RAW DATA:

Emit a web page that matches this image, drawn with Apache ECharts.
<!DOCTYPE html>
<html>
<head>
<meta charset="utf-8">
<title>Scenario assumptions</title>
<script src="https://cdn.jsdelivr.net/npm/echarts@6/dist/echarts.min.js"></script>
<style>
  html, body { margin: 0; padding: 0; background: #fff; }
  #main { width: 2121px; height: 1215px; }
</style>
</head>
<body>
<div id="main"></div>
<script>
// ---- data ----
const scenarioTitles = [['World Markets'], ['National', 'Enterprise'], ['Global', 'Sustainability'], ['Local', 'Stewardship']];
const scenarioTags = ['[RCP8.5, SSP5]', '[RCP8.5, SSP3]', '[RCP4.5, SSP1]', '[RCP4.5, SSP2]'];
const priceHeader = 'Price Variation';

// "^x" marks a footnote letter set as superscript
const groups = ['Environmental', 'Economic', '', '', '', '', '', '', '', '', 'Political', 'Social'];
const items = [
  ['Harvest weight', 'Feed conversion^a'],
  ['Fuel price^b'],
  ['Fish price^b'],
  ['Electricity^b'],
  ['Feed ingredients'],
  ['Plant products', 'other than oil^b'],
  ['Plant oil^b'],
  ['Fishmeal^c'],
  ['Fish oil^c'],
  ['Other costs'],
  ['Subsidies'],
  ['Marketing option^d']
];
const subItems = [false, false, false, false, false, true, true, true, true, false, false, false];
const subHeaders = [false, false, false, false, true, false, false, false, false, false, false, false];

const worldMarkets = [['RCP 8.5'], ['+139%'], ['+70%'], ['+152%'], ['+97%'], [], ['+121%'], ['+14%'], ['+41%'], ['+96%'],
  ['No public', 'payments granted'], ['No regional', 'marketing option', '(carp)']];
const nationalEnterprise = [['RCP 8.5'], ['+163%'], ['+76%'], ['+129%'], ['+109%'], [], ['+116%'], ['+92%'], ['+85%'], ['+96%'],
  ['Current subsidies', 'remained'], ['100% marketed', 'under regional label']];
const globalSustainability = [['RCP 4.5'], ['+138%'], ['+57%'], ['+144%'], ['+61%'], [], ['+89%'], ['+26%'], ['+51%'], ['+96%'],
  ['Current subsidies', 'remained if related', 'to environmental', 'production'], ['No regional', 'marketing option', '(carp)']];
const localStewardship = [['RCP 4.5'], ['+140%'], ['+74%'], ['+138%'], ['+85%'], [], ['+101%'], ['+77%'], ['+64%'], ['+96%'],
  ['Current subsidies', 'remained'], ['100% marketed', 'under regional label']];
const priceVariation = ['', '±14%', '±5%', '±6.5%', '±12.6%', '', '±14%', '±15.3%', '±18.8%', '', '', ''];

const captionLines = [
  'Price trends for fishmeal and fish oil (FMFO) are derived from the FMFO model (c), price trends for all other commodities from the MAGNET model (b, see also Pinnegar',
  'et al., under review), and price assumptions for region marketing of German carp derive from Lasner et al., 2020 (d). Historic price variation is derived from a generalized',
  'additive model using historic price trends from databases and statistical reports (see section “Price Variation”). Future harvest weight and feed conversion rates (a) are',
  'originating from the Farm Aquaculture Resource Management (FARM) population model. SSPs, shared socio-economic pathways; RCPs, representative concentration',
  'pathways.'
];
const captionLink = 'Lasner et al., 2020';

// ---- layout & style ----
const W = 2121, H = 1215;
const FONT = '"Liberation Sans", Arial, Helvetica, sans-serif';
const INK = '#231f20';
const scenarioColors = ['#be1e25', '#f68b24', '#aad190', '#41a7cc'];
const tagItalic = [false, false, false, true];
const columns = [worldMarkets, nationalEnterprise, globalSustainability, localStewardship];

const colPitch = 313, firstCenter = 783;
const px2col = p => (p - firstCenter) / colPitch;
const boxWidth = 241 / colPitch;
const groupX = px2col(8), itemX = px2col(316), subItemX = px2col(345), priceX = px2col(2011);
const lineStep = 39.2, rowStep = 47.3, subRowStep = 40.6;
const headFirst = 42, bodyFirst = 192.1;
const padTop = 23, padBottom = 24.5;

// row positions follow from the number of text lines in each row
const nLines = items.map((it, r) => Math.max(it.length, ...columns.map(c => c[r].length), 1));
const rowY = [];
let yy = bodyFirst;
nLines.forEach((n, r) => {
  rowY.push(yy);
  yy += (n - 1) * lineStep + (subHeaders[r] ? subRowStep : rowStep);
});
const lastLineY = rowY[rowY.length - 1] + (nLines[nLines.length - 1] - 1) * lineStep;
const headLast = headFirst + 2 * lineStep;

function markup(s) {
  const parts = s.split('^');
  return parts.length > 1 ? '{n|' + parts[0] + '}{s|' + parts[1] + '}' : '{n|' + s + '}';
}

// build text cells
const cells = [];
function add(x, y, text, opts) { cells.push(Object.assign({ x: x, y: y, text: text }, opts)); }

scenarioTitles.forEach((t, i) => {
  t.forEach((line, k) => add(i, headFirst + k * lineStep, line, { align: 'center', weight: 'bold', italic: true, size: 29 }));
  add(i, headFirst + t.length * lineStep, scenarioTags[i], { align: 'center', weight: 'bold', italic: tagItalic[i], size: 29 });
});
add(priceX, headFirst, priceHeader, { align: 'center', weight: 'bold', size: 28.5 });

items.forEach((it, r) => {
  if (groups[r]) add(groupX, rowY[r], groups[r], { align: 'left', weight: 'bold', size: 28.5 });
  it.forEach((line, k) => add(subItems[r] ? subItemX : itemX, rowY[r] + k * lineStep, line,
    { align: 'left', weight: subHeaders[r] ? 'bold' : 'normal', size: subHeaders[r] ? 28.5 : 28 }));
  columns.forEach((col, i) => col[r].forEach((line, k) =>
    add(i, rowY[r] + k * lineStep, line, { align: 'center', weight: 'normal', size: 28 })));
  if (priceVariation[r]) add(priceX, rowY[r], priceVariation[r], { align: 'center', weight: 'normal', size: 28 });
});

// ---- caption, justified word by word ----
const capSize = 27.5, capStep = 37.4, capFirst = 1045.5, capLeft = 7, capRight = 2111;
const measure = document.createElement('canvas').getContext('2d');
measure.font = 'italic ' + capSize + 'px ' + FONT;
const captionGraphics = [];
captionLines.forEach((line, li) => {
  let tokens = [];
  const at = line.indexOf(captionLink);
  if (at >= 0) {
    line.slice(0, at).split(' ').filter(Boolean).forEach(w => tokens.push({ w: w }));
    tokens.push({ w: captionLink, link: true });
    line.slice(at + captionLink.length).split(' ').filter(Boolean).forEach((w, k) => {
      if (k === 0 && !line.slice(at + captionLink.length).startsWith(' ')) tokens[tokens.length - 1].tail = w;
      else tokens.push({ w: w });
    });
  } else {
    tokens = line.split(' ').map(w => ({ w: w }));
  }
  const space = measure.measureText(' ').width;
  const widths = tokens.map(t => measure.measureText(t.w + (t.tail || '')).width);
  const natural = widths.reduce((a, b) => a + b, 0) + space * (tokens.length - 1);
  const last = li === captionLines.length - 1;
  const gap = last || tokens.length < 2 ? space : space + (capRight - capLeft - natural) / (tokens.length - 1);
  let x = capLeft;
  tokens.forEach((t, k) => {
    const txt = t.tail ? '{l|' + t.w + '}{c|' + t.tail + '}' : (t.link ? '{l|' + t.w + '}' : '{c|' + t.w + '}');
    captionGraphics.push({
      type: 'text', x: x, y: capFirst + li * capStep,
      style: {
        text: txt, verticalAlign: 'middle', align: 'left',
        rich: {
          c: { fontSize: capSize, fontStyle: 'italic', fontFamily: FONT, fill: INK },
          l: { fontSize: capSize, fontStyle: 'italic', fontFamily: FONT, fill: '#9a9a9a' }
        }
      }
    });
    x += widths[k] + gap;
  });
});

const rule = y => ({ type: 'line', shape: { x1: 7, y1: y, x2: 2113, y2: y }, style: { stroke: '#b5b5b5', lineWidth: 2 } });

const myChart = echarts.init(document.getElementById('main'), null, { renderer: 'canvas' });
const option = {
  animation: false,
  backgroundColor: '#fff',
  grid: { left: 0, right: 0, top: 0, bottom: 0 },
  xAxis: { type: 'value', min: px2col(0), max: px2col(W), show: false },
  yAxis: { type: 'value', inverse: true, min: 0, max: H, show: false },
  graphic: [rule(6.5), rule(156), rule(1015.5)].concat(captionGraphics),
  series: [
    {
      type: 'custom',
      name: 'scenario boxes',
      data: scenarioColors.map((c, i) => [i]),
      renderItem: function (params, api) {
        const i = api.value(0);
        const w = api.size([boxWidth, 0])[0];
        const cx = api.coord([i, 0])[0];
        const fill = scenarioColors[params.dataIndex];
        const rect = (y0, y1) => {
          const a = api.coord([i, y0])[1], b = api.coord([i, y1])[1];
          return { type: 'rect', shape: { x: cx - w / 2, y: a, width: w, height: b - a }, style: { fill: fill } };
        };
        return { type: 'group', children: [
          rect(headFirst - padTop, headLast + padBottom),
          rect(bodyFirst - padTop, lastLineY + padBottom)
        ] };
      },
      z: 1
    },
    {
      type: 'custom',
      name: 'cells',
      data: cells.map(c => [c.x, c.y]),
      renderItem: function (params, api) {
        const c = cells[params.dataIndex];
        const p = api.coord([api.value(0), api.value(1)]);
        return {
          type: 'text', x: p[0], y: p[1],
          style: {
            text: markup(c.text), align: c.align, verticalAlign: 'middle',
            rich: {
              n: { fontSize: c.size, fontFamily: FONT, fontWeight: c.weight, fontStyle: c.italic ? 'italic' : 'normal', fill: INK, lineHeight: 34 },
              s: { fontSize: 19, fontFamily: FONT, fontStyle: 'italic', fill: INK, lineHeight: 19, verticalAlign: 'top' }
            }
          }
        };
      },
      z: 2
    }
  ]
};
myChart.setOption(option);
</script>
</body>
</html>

CHALLENGE: Copy out the listing above, line by line and exactly, from its first line to the line holding "const priceHeader = 'Price Variation';", inclusive.

TASK RESPONSE:
Emit a web page that matches this image, drawn with Apache ECharts.
<!DOCTYPE html>
<html>
<head>
<meta charset="utf-8">
<title>Scenario assumptions</title>
<script src="https://cdn.jsdelivr.net/npm/echarts@6/dist/echarts.min.js"></script>
<style>
  html, body { margin: 0; padding: 0; background: #fff; }
  #main { width: 2121px; height: 1215px; }
</style>
</head>
<body>
<div id="main"></div>
<script>
// ---- data ----
const scenarioTitles = [['World Markets'], ['National', 'Enterprise'], ['Global', 'Sustainability'], ['Local', 'Stewardship']];
const scenarioTags = ['[RCP8.5, SSP5]', '[RCP8.5, SSP3]', '[RCP4.5, SSP1]', '[RCP4.5, SSP2]'];
const priceHeader = 'Price Variation';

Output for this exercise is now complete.